Naked Leadership
Leadership studies may not be the sexiest discipline, but it has a tendency to appear in even the most unlikely, salacious, situations.
Michael Bailey, Northwestern professor of psychology and human sexuality learned a lesson in coalitions and legitimacy when followers leapt from his bandwagon and stopped supporting him.
Bailey found himself in hot water after staging an explicit demonstration of the female orgasm in an optional after-class presentation for undergraduate students.
Originally, the support of a coalition of students, administrators, and university health officials helped sustain the professor’s legitimacy. University spokesman Al Cubbage released a statement saying, “the university supports the efforts of its faculty to further the advancement of knowledge.”
However, as the media descended on campus, the coalition began fragmenting. Powerful alumni, trustees, and religious student organizations began questioning Bailey’s judgment. Meanwhile, Bailey remained defiant, refusing to apologize or recognize his collapsing coalition. “Sticks and stones may break your bones, but watching naked people on stage doing pleasurable things will never hurt you,” he argued in response.
Within a day, the university rescinded its support and began a formal investigation. Without coalitional or institutional support, Bailey rapidly found his agenda and legitimacy disintegrating. Within months, the university announced that it would no longer offer Bailey’s course future.
Bailey was left naked without coalitional support behind his agenda.
The lesson here is that we must go through the humbling exercise of sustaining our legitimacy and coalition partners so that they will stand behind us when conflict arises.
Even if we feel we are on ethical high ground, as Bailey no doubt believed he was, we can never take our support for granted.
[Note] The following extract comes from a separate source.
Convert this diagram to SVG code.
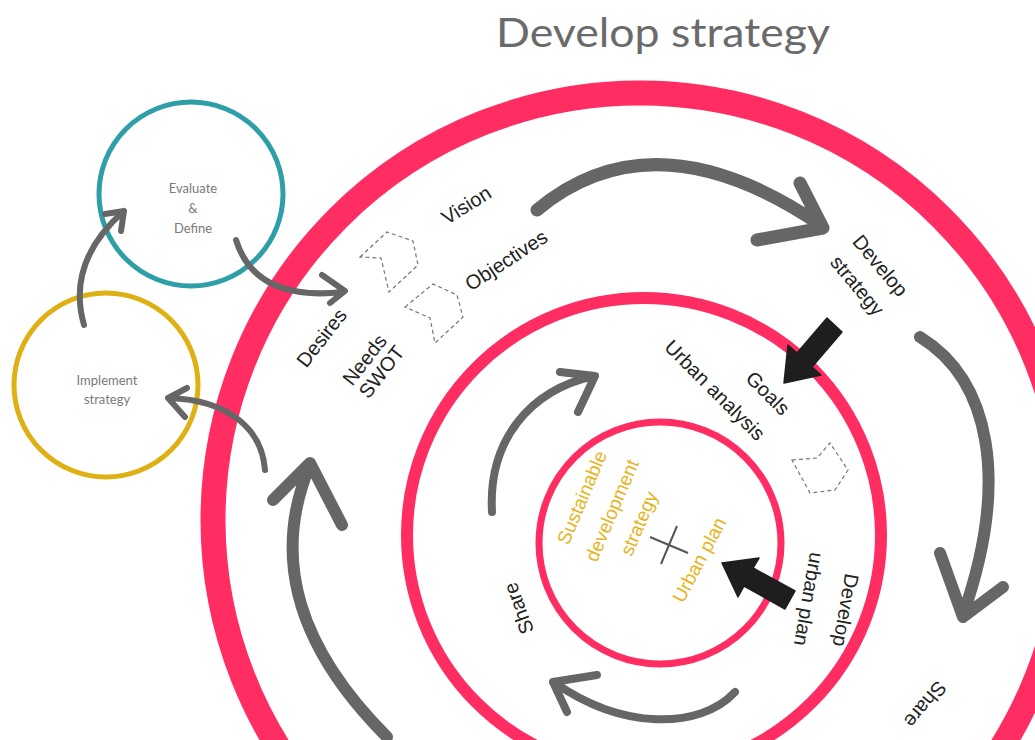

We must maintain our political competence and sell our agenda whether that agenda involves paper clips or female sexuality. Ultimately, even if we’re shedding our clothes, we must never shed our coalition or risk burying our agenda.
Tagged as al cubbage, human sexuality, michael bailey, naked leadership, psychology + Categorized as Features, Leadership, Managerial Competence, Political Competence

I think you’re right that Bailey didn’t really play the political game well. If he had garnered some support for his extra class beforehand, then he would have had the institution behind him in the aftermath. As it was, the University will clearly bow to public opinion after it’s initial statement, as soon as it becomes clear that people feel what he did was inappropriate. We could do well to learn from Bailey – not the lesson that we shouldn’t do controversial things, but the lesson that we should make sure we have our own coalition of supporters ready to stand by us, in the event that things turn ugly.
But maybe he didn’t ask for their support because he knew they would say no, and he wanted to see the general reaction. Putting the class on (regardless of what happened IN the class) certainly shows us a lot about societies reaction to human sexuality – and this is what he studies, after all. So maybe we’ve all been taken for a ride.